▶ [WRITTEN INSTRUCTION] Among the lines of the listing below, retype exactly those from the one containing "Write a Python" through the one containing "from matplotlib import pyplot as plt", both included. Do not include pictures.

▶ [EXTRACTED RECORDS]

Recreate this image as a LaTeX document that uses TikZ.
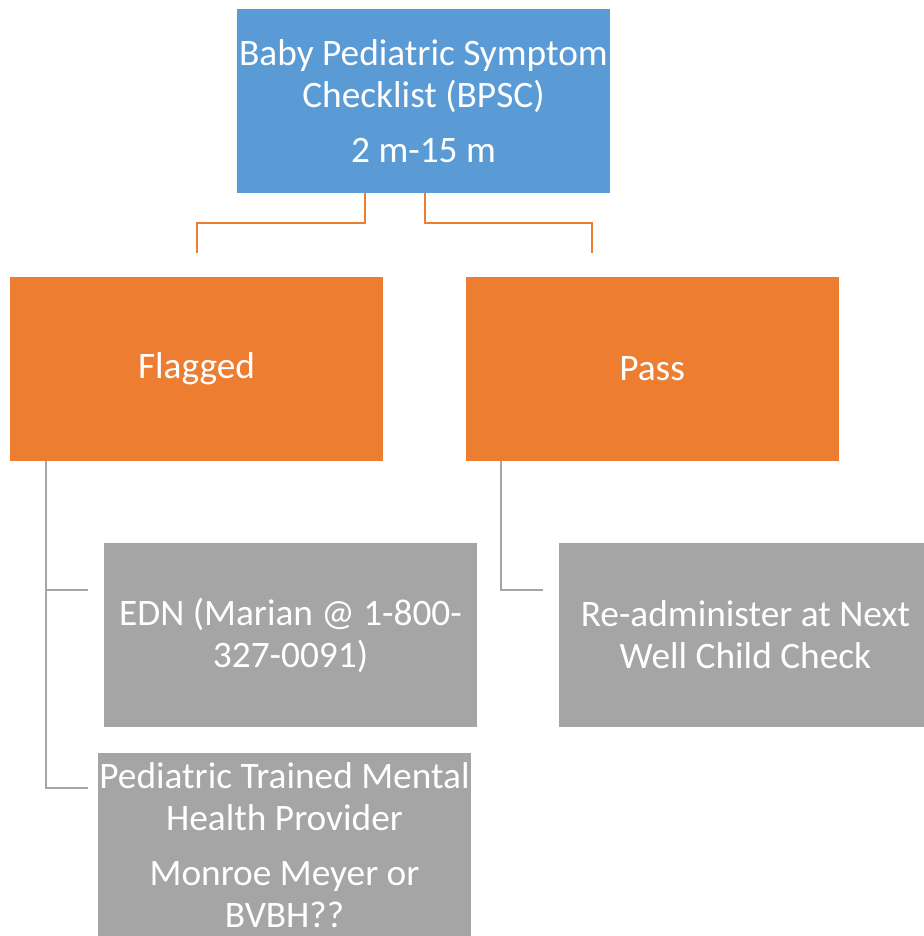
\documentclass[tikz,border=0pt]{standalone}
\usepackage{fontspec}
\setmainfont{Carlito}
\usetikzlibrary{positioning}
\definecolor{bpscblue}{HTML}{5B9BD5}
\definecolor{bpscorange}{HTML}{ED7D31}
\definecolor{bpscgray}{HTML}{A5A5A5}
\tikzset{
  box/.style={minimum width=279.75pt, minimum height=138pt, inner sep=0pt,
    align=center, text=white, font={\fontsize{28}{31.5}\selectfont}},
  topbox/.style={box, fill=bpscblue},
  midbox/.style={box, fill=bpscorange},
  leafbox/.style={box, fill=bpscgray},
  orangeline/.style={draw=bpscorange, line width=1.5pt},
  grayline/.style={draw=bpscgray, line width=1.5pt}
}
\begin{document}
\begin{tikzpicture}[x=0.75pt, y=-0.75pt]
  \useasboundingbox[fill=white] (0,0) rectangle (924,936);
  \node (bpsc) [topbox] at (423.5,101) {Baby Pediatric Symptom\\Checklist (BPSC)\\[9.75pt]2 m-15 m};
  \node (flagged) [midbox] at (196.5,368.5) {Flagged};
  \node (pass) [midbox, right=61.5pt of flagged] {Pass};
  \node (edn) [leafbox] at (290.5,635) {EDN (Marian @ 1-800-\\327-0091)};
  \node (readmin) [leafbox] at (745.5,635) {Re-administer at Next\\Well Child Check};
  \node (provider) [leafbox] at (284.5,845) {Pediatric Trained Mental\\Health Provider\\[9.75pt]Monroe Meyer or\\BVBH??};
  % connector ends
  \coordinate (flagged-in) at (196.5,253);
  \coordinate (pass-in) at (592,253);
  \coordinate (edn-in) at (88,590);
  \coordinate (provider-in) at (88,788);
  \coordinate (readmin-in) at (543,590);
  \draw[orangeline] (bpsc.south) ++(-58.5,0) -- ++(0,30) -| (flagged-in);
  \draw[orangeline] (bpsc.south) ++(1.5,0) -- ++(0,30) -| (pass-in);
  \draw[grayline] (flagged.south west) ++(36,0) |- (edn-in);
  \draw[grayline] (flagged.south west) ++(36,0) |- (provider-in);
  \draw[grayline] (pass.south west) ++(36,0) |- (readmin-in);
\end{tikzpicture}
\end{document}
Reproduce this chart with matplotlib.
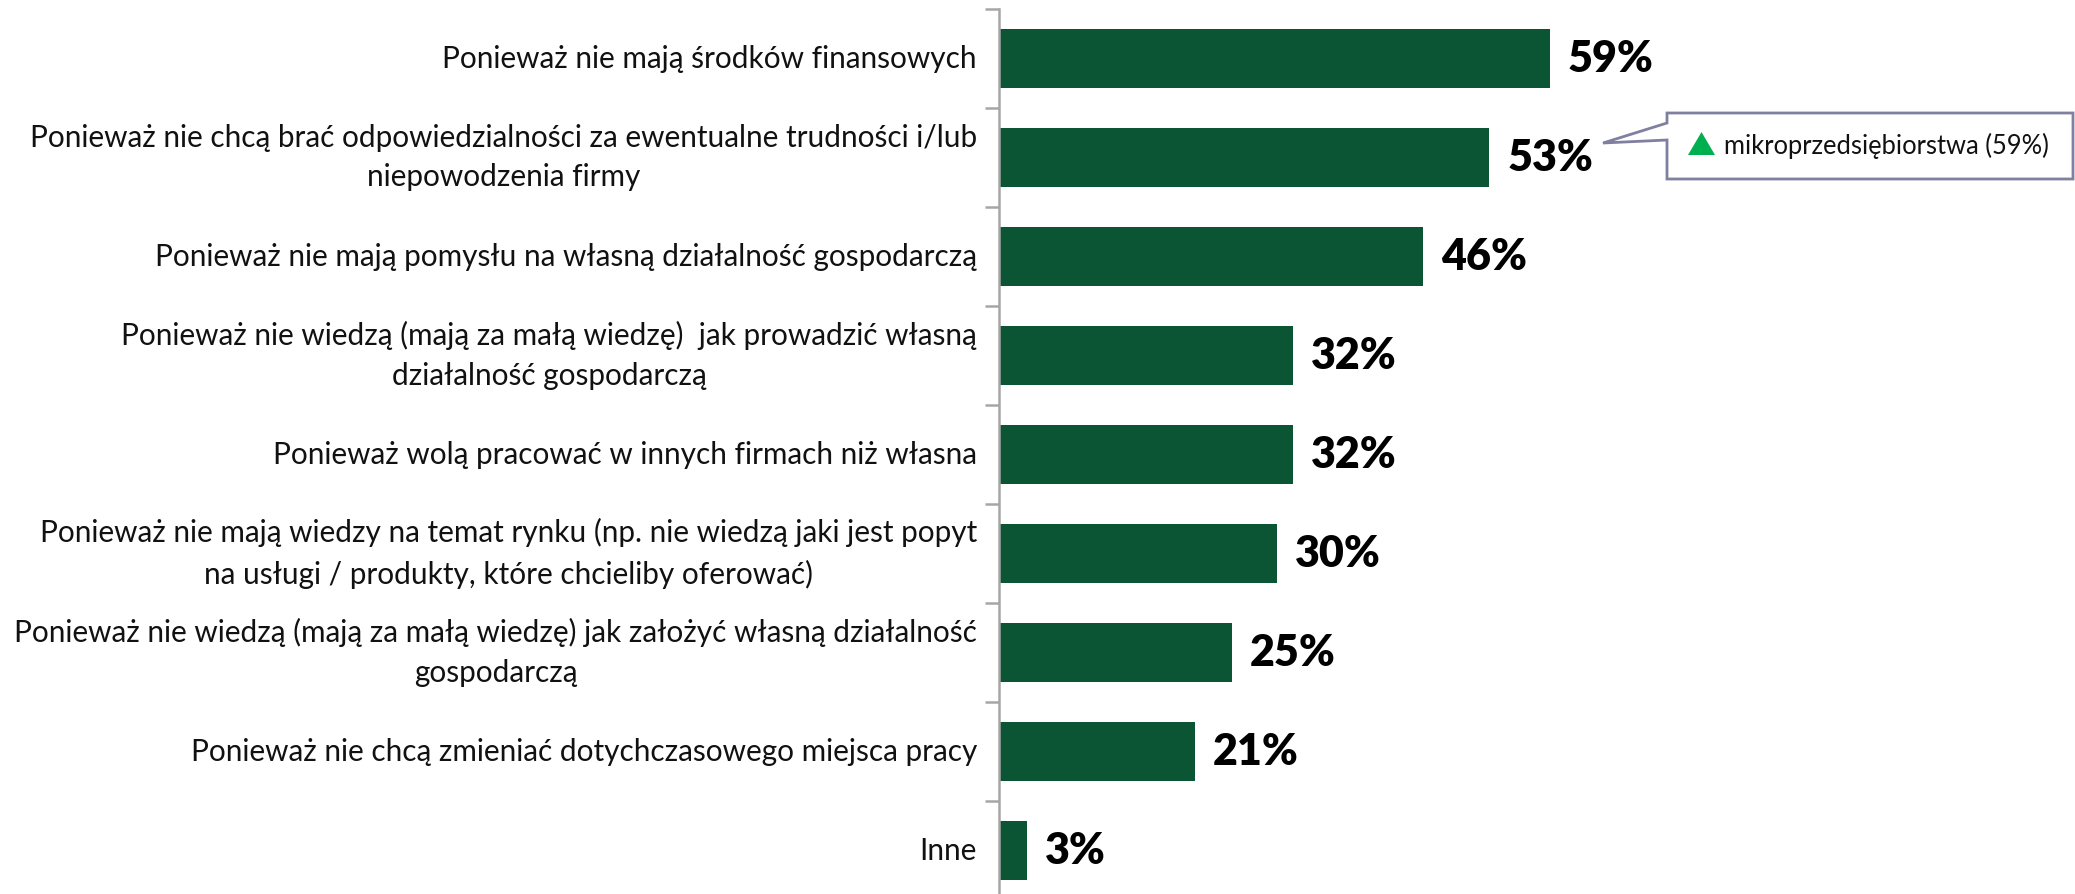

...

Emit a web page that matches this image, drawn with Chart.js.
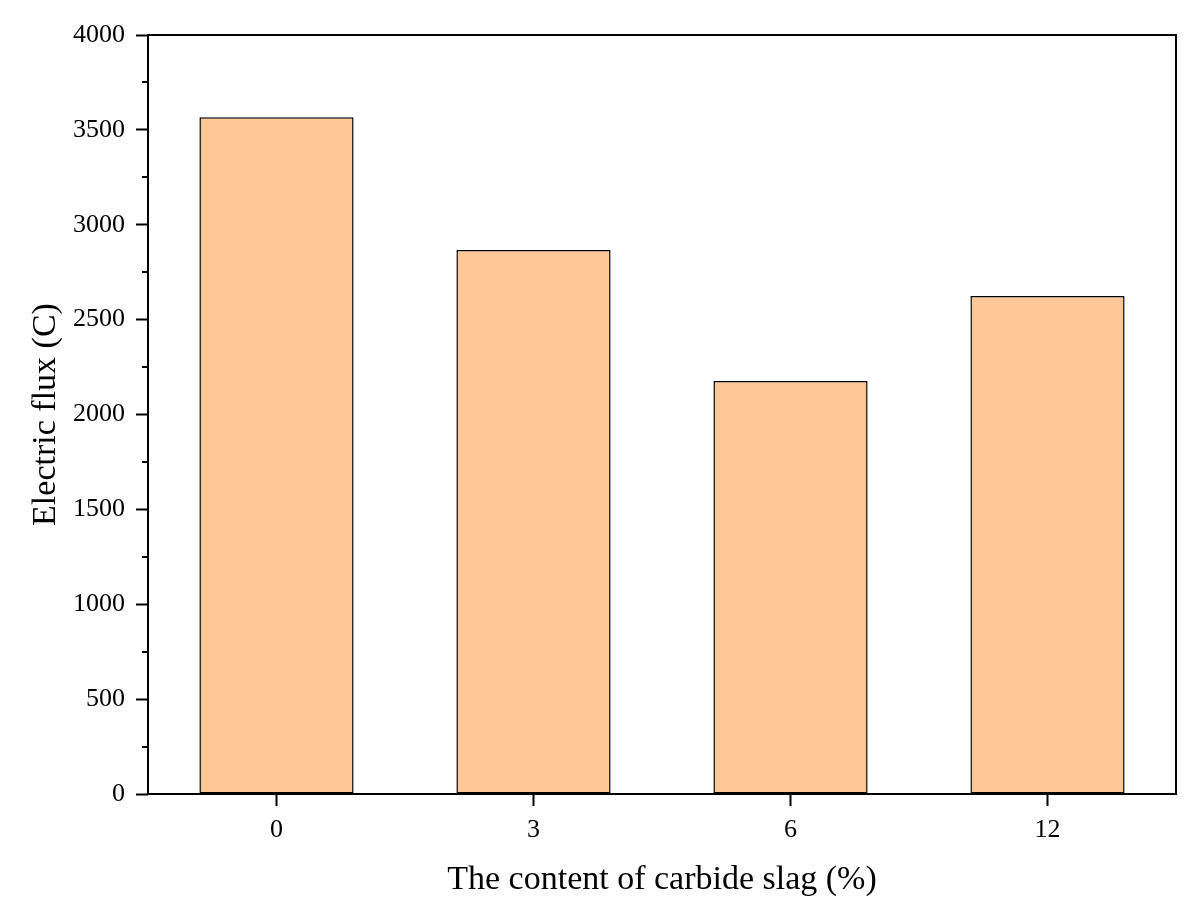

* * *

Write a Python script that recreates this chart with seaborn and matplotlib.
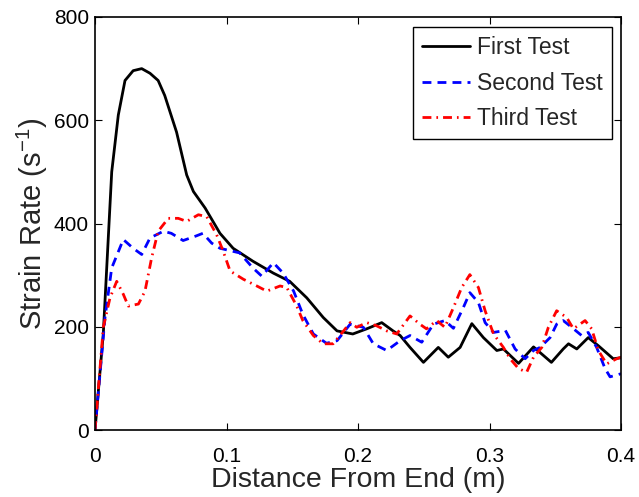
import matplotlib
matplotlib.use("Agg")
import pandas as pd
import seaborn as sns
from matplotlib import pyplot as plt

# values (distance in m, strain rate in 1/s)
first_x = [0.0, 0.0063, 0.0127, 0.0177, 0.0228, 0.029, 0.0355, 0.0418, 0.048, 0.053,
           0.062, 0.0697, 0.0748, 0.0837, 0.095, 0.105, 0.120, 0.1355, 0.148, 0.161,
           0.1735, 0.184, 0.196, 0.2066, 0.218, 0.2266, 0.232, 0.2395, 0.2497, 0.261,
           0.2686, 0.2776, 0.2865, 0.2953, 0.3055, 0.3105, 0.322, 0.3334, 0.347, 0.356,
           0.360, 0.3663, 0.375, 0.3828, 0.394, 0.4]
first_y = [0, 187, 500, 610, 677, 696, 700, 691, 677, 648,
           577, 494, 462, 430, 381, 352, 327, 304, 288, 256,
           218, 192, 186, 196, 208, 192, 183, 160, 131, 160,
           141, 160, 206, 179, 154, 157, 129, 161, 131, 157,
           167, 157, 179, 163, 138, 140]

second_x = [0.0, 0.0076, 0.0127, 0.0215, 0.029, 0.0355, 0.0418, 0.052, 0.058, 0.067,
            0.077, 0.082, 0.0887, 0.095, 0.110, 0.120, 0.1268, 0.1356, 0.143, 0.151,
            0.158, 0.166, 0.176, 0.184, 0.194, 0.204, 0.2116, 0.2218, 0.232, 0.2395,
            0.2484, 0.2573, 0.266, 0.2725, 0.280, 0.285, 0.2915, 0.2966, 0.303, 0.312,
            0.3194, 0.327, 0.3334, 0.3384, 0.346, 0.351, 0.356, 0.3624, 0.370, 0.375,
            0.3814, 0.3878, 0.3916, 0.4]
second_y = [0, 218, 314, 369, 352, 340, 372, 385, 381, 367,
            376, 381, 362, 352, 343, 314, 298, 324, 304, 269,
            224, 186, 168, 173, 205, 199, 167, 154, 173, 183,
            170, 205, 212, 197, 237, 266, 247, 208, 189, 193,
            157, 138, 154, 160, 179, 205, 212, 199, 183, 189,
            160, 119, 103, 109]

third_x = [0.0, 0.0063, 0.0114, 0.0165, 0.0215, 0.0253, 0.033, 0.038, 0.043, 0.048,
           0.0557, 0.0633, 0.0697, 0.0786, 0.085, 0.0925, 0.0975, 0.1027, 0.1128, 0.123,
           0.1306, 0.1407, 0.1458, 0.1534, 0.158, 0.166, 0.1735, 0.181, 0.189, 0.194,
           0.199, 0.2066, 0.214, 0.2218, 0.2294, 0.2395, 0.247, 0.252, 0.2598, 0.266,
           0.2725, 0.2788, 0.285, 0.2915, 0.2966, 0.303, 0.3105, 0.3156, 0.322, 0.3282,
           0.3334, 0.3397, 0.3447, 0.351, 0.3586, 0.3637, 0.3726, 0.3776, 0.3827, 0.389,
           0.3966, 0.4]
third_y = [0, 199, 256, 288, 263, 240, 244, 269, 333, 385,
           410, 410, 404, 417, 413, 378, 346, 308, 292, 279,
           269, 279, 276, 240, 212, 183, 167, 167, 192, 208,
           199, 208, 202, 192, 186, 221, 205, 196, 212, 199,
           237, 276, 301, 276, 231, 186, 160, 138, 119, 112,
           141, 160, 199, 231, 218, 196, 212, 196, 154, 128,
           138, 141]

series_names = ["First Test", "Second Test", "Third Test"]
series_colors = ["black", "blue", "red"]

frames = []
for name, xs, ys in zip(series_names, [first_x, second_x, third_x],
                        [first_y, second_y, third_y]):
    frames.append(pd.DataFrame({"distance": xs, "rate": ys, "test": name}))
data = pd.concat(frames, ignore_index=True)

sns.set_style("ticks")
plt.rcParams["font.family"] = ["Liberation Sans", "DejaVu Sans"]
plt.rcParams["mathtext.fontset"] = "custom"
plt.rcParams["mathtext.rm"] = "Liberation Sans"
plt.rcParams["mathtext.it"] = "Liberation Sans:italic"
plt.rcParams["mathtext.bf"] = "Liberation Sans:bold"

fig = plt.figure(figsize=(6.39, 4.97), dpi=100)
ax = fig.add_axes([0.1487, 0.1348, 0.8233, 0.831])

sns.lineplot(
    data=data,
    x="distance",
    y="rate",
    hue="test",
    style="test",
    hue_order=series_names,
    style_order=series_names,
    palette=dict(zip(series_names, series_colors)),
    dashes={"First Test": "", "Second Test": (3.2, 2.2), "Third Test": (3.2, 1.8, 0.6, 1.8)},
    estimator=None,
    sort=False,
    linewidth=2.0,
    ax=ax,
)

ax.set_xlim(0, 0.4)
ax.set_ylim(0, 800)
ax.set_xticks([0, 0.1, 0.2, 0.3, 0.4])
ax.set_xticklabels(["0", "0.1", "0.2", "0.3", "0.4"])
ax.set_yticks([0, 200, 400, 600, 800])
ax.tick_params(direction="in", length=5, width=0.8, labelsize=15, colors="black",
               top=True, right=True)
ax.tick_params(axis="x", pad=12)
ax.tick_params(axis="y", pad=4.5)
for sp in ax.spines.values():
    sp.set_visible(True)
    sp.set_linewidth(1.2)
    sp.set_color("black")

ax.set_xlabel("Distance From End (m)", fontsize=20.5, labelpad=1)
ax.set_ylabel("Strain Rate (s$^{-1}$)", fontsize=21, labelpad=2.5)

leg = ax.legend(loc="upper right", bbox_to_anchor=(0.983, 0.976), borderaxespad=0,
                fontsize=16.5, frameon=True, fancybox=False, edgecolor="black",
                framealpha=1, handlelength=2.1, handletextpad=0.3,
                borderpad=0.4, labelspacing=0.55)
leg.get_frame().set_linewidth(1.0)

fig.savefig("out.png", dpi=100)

▶ [SOLVED EXERCISE]
Write a Python script that recreates this chart with seaborn and matplotlib.
import matplotlib
matplotlib.use("Agg")
import pandas as pd
import seaborn as sns
from matplotlib import pyplot as plt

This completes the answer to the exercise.